Dans cet esprit, et depuis la création de la MINURSO en 1991, les résolutions du Conseil se contentaient de renouveler chaque année le mandat de la MINURSO, encourager les parties à poursuivre les négociations «de bonne foi», appeler à une solution politique «juste, durable et mutuellement acceptable», et soutenir les efforts de l’Envoyé personnel du Secrétaire général. Ces termes sont typiques des résolutions adoptées sous le Chapitre VI. Polies, diplomatiques, presque prudentes.
Mais doucement, la doctrine est en train de glisser, et ce, vers les dispositions de l’article VII de la même Charte. Et c’est là que les choses se corsent pour l’Algérie. En exhortant les parties à négocier, le Conseil de sécurité cesse de simplement suggérer. Il oblige. Et c’est à ce moment que des mesures de coercition, voire des sanctions, peuvent entrer en jeu. Le chapitre VII, intitulé «Action en cas de menace contre la paix, de rupture de la paix et d’acte d’agression», donne au Conseil de sécurité le pouvoir d’intervenir lorsque la paix internationale est menacée. Contrairement au chapitre VI, il autorise des mesures coercitives, allant des sanctions économiques et politiques jusqu’au recours à la force militaire, pour faire respecter la paix et la sécurité. Ce chapitre établit que le Conseil peut décider des actions nécessaires, y compris des opérations militaires, afin de protéger ou rétablir la stabilité. L’objectif est de permettre une réaction efficace face aux conflits graves qui mettent en danger la communauté internationale.
«Avec un Polisario, que beaucoup savent instrumentalisé par l’Algérie, menaçant de répondre par les armes, le risque devient tangible. La milice armée se retrouve d’autant plus sous le coup d’une proposition de loi américaine visant à la classer comme organisation terroriste. De là à ce que l’Algérie elle-même soit cataloguée comme pays sponsor du terrorisme, il n’y a qu’un pas», souligne Abdelfattah Naoum, politologue, expert en relations internationales et spécialiste du dossier du Sahara.
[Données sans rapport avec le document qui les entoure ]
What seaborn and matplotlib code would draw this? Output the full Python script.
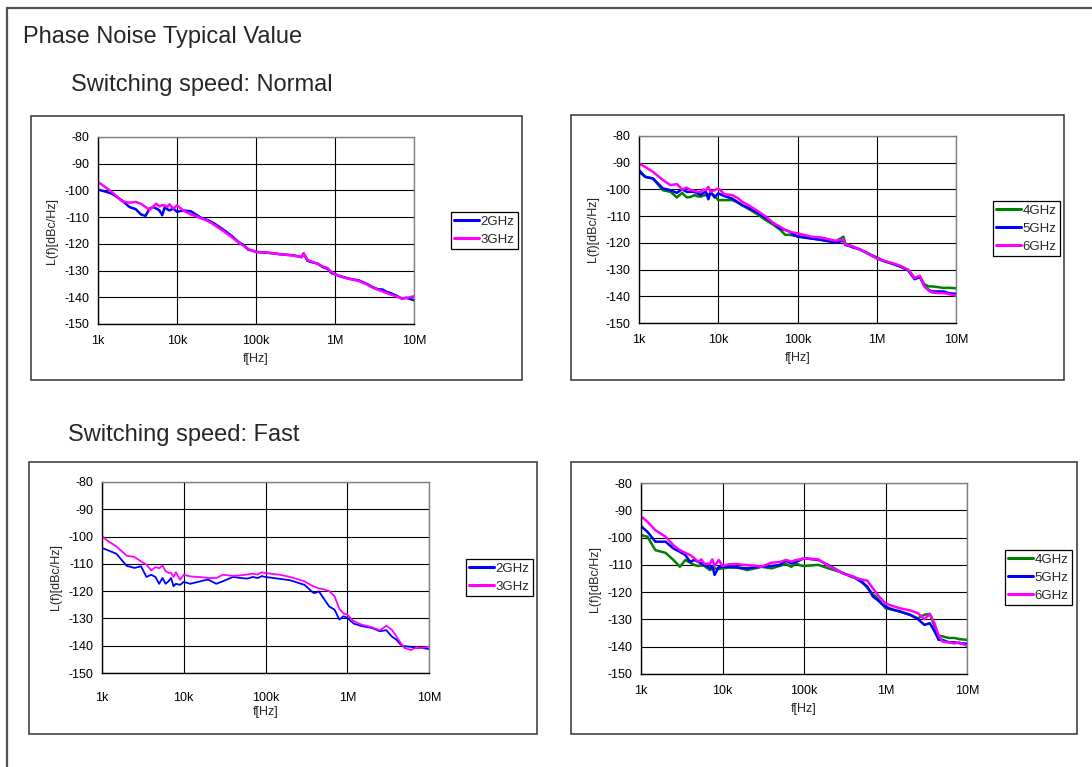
import matplotlib
matplotlib.use("Agg")
import matplotlib.pyplot as plt
from matplotlib.patches import Rectangle
from matplotlib.lines import Line2D
import numpy as np
import pandas as pd
import seaborn as sns

# Offset frequency grid [Hz]
FREQ = [1e3, 1.2e3, 1.5e3, 2e3, 2.5e3, 3e3, 3.5e3, 4e3, 4.5e3, 5e3, 5.5e3, 6e3,
        6.5e3, 7e3, 7.5e3, 8e3, 9e3, 10e3, 12e3, 15e3, 18e3, 20e3, 25e3, 30e3,
        40e3, 50e3, 60e3, 70e3, 80e3, 90e3, 100e3, 150e3, 200e3, 300e3, 380e3,
        400e3, 450e3, 500e3, 600e3, 700e3, 800e3, 900e3, 1e6, 1.2e6, 1.5e6, 2e6,
        2.5e6, 3e6, 3.5e6, 4e6, 4.5e6, 5e6, 6e6, 7e6, 8e6, 10e6]

# Switching speed: Normal, 2 GHz / 3 GHz
NORMAL_2G = [-99.7, -100.3, -101.2, -103.7, -106.2, -107.0, -109.0, -109.5, -106.8, -106.2,
             -106.8, -107.5, -109.3, -106.2, -107.0, -107.5, -106.8, -108.0, -107.5, -107.8,
             -109.3, -110.2, -111.2, -112.5, -115.0, -117.2, -119.3, -120.5, -122.2, -122.5,
             -123.0, -123.4, -123.9, -124.3, -125.0, -123.6, -126.3, -126.8, -127.4, -128.7,
             -129.3, -130.9, -131.4, -132.2, -133.0, -133.7, -134.9, -136.2, -137.0, -137.1,
             -138.0, -138.4, -139.4, -140.5, -140.2, -141.1]
NORMAL_3G = [-96.8, -98.5, -100.6, -104.0, -104.6, -104.3, -105.0, -106.2, -107.3, -106.0,
             -105.0, -106.0, -105.5, -105.6, -106.2, -105.2, -106.8, -105.6, -107.5, -109.0,
             -109.8, -110.4, -111.5, -113.0, -115.5, -117.6, -119.5, -120.8, -122.0, -122.5,
             -123.0, -123.4, -123.8, -124.4, -124.9, -123.5, -126.0, -126.6, -127.4, -128.5,
             -129.0, -130.5, -131.4, -132.4, -133.1, -133.9, -135.1, -136.4, -137.2, -137.8,
             -138.4, -138.9, -139.7, -140.4, -140.3, -139.6]

# Switching speed: Normal, 4 / 5 / 6 GHz
NORMAL_4G = [-93.4, -95.3, -95.9, -100.3, -100.9, -103.0, -101.3, -103.0, -102.8, -102.1,
             -102.6, -102.7, -102.3, -102.1, -101.9, -101.5, -102.3, -104.0, -104.0, -104.0,
             -105.0, -105.9, -107.6, -109.0, -111.5, -113.3, -115.0, -117.0, -117.0, -117.3,
             -117.4, -118.3, -118.9, -119.5, -117.7, -120.2, -120.8, -121.4, -122.3, -123.3,
             -124.3, -125.1, -125.8, -126.8, -127.6, -128.9, -130.1, -133.2, -132.6, -135.5,
             -136.3, -136.3, -136.6, -136.9, -136.8, -137.0]
NORMAL_5G = [-92.8, -95.3, -95.9, -99.6, -100.3, -101.3, -99.9, -100.9, -100.9, -100.9,
             -101.5, -102.1, -101.3, -100.9, -103.7, -100.9, -103.0, -101.5, -102.5, -103.4,
             -105.0, -105.9, -107.1, -108.3, -110.8, -112.7, -114.6, -115.2, -115.8, -117.0,
             -117.7, -118.4, -118.9, -119.9, -119.2, -120.8, -121.2, -121.7, -122.4, -123.3,
             -124.1, -124.9, -125.5, -126.6, -127.6, -128.9, -130.4, -133.6, -132.8, -136.3,
             -137.6, -138.2, -138.2, -138.2, -138.8, -139.1]
NORMAL_6G = [-90.3, -91.6, -93.4, -96.5, -98.4, -98.0, -100.0, -99.3, -100.3, -100.5,
             -100.9, -100.9, -100.0, -100.3, -99.0, -100.9, -100.3, -99.6, -101.8, -102.1,
             -103.4, -104.6, -106.2, -107.7, -110.2, -112.7, -113.9, -115.2, -115.8, -116.2,
             -116.4, -117.7, -118.0, -119.2, -118.7, -120.8, -121.0, -121.4, -122.4, -123.3,
             -124.1, -125.1, -125.8, -126.6, -127.4, -128.6, -130.1, -133.2, -132.3, -136.3,
             -137.8, -138.6, -138.8, -138.8, -139.1, -139.8]

# Switching speed: Fast, 2 GHz / 3 GHz
FAST_2G = [-104.2, -105.1, -106.3, -110.7, -111.5, -110.9, -114.8, -114.0, -114.8, -117.3,
           -115.2, -117.3, -116.4, -115.2, -118.2, -117.3, -117.7, -116.6, -117.3, -116.6,
           -116.0, -115.8, -117.3, -116.4, -114.8, -115.2, -115.4, -114.8, -115.2, -114.5,
           -114.8, -115.5, -116.0, -117.7, -120.5, -120.7, -120.1, -122.1, -125.6, -126.8,
           -130.4, -129.2, -129.8, -131.9, -132.8, -133.5, -134.7, -134.3, -136.6, -137.8,
           -139.6, -140.2, -140.4, -140.8, -140.8, -141.2]
FAST_3G = [-99.9, -101.8, -103.6, -107.0, -107.5, -109.1, -110.3, -112.4, -111.2, -111.6,
           -110.6, -112.7, -113.3, -113.3, -114.8, -113.1, -115.8, -114.0, -114.6, -114.8,
           -115.0, -115.2, -115.2, -114.0, -114.4, -114.2, -113.9, -113.6, -113.9, -113.1,
           -113.4, -114.0, -114.8, -116.4, -118.2, -118.4, -119.0, -119.2, -120.0, -121.9,
           -126.5, -128.2, -128.6, -131.0, -132.3, -133.2, -134.4, -132.7, -134.1, -136.6,
           -139.0, -140.8, -141.6, -140.6, -140.9, -140.3]

# Switching speed: Fast, 4 / 5 / 6 GHz
FAST_4G = [-99.1, -99.7, -104.6, -105.6, -108.2, -110.7, -108.2, -109.2, -110.0, -110.4,
           -110.2, -110.4, -111.2, -111.9, -111.5, -111.3, -111.5, -111.3, -111.0, -111.0,
           -111.5, -111.9, -111.3, -110.7, -111.3, -110.4, -109.7, -110.7, -109.5, -110.2,
           -110.4, -110.0, -111.3, -112.9, -114.4, -114.6, -115.0, -115.5, -118.5, -120.7,
           -122.3, -124.2, -125.9, -126.4, -127.1, -128.3, -129.6, -128.3, -128.0, -132.6,
           -136.0, -136.2, -136.8, -136.8, -137.2, -137.5]
FAST_5G = [-95.8, -97.9, -101.5, -101.5, -104.0, -105.2, -106.4, -108.9, -108.2, -108.9,
           -109.5, -110.1, -110.4, -111.3, -110.4, -113.7, -110.7, -110.7, -110.7, -110.9,
           -111.2, -111.3, -110.9, -110.7, -110.4, -110.1, -108.5, -109.5, -108.9, -108.2,
           -107.6, -108.2, -110.1, -113.1, -114.1, -114.3, -115.3, -116.2, -118.0, -121.6,
           -122.9, -124.3, -125.3, -126.3, -127.1, -128.3, -129.9, -132.0, -131.4, -134.4,
           -137.5, -137.5, -138.4, -138.4, -138.7, -138.9]
FAST_6G = [-92.2, -94.2, -97.3, -99.7, -102.8, -104.6, -105.6, -106.4, -107.5, -108.9,
           -108.0, -109.7, -109.5, -109.7, -108.0, -110.4, -108.2, -110.4, -109.8, -109.7,
           -110.0, -110.1, -110.3, -110.7, -109.2, -109.0, -108.2, -108.8, -108.2, -108.0,
           -107.6, -108.0, -110.4, -113.1, -114.1, -114.3, -115.0, -115.3, -115.8, -118.6,
           -121.0, -122.7, -124.1, -125.0, -125.9, -126.7, -127.7, -129.9, -128.0, -131.4,
           -136.0, -138.1, -138.4, -138.8, -138.4, -139.7]

X_TICKS = [1e3, 1e4, 1e5, 1e6, 1e7]
X_TICK_LABELS = ["1k", "10k", "100k", "1M", "10M"]
Y_TICKS = [-150, -140, -130, -120, -110, -100, -90, -80]

TITLE = "Phase Noise Typical Value"
SECTION_NORMAL = "Switching speed: Normal"
SECTION_FAST = "Switching speed: Fast"
X_LABEL = "f[Hz]"
Y_LABEL = "L(f)[dBc/Hz]"

COLORS = {"2GHz": "#0000FF", "3GHz": "#FF00FF",
          "4GHz": "#008000", "5GHz": "#0000FF", "6GHz": "#FF00FF"}

sns.set_style("white")
plt.rcParams["font.family"] = ["Liberation Sans", "DejaVu Sans"]

W, H = 1092, 767
fig = plt.figure(figsize=(W / 100, H / 100), dpi=100)


def fx(px):
    return px / W


def fy(py):
    return 1 - py / H


# outer frame (left and top edges)
fig.add_artist(Line2D([fx(7), fx(7)], [fy(8), 0], transform=fig.transFigure,
                      color="#505050", lw=1.6))
fig.add_artist(Line2D([fx(7), 1], [fy(8), fy(8)], transform=fig.transFigure,
                      color="#505050", lw=1.6))

fig.text(fx(23), fy(37), TITLE, fontsize=17, va="center", ha="left")
fig.text(fx(71), fy(85), SECTION_NORMAL, fontsize=17, va="center", ha="left")
fig.text(fx(68), fy(435), SECTION_FAST, fontsize=17, va="center", ha="left")


def chart_box(x0, y0, x1, y1):
    rect = Rectangle((fx(x0), fy(y1)), fx(x1) - fx(x0), fy(y0) - fy(y1),
                     transform=fig.transFigure, facecolor="white",
                     edgecolor="#333333", lw=1.1, zorder=-1)
    fig.add_artist(rect)


def panel(ax_px, box_px, series, legend_px, lw, xpad, xlabpad):
    chart_box(*box_px)
    l, t, r, b = ax_px
    ax = fig.add_axes([fx(l), fy(b), fx(r) - fx(l), fy(t) - fy(b)])
    frames = [pd.DataFrame({"freq": FREQ, "level": vals, "carrier": name})
              for name, vals in series]
    df = pd.concat(frames, ignore_index=True)
    names = [n for n, _ in series]
    sns.lineplot(data=df, x="freq", y="level", hue="carrier", hue_order=names,
                 palette={n: COLORS[n] for n in names}, lw=lw, ax=ax,
                 legend=True)
    ax.set_xscale("log")
    ax.set_xlim(1e3, 1e7)
    ax.set_ylim(-150, -80)
    ax.set_xticks(X_TICKS)
    ax.set_xticklabels(X_TICK_LABELS)
    ax.xaxis.set_minor_locator(matplotlib.ticker.NullLocator())
    ax.set_yticks(Y_TICKS)
    ax.set_yticklabels([str(v) for v in Y_TICKS])
    ax.tick_params(axis="both", labelsize=9, length=0, colors="black")
    ax.tick_params(axis="x", pad=xpad)
    ax.tick_params(axis="y", pad=6)
    ax.grid(True, color="black", lw=0.8)
    ax.set_axisbelow(True)
    for side in ("left", "bottom"):
        ax.spines[side].set_color("black")
        ax.spines[side].set_linewidth(1.0)
    for side in ("top", "right"):
        ax.spines[side].set_color("#808080")
        ax.spines[side].set_linewidth(1.0)
    ax.set_xlabel(X_LABEL, fontsize=9, labelpad=xlabpad)
    ax.set_ylabel(Y_LABEL, fontsize=9, labelpad=5)
    handles, labels = ax.get_legend_handles_labels()
    if ax.get_legend() is not None:
        ax.get_legend().remove()
    leg = ax.legend(handles, labels, loc="upper left",
                    bbox_to_anchor=(fx(legend_px[0]), fy(legend_px[1])),
                    bbox_transform=fig.transFigure, fontsize=9.5,
                    frameon=True, fancybox=False, edgecolor="black",
                    framealpha=1, borderpad=0.25, handlelength=1.9,
                    handletextpad=0.1, labelspacing=0.45, borderaxespad=0)
    leg.get_frame().set_linewidth(0.9)
    for h in leg.get_lines():
        h.set_linewidth(2.2)
    return ax


panel((98, 137, 414, 324), (31, 116, 522, 380),
      [("2GHz", NORMAL_2G), ("3GHz", NORMAL_3G)], (451, 212), 1.8, 8, 4)
panel((639, 136, 956, 323), (571, 115, 1064, 380),
      [("4GHz", NORMAL_4G), ("5GHz", NORMAL_5G), ("6GHz", NORMAL_6G)],
      (993, 201), 1.8, 8, 4)
panel((102, 482, 429, 673), (29, 462, 537, 734),
      [("2GHz", FAST_2G), ("3GHz", FAST_3G)], (466, 559), 1.3, 14, 1)
panel((641, 483, 967, 674), (571, 462, 1077, 734),
      [("4GHz", FAST_4G), ("5GHz", FAST_5G), ("6GHz", FAST_6G)],
      (1005, 550), 1.8, 8, 4)

fig.savefig("out.png", dpi=100)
Un pas qu’Alger redoute manifestement.
La non-réaction officielle de l’Algérie à la sommation du Conseil de sécurité traduit ainsi une peur bleue de ce scénario. Mais une chose est certaine. Alger ne peut plus se permettre le luxe de snober le processus onusien. Plus tôt que tard, elle devra se résigner à respecter la sommation du Conseil de sécurité, qu’elle le veuille ou non.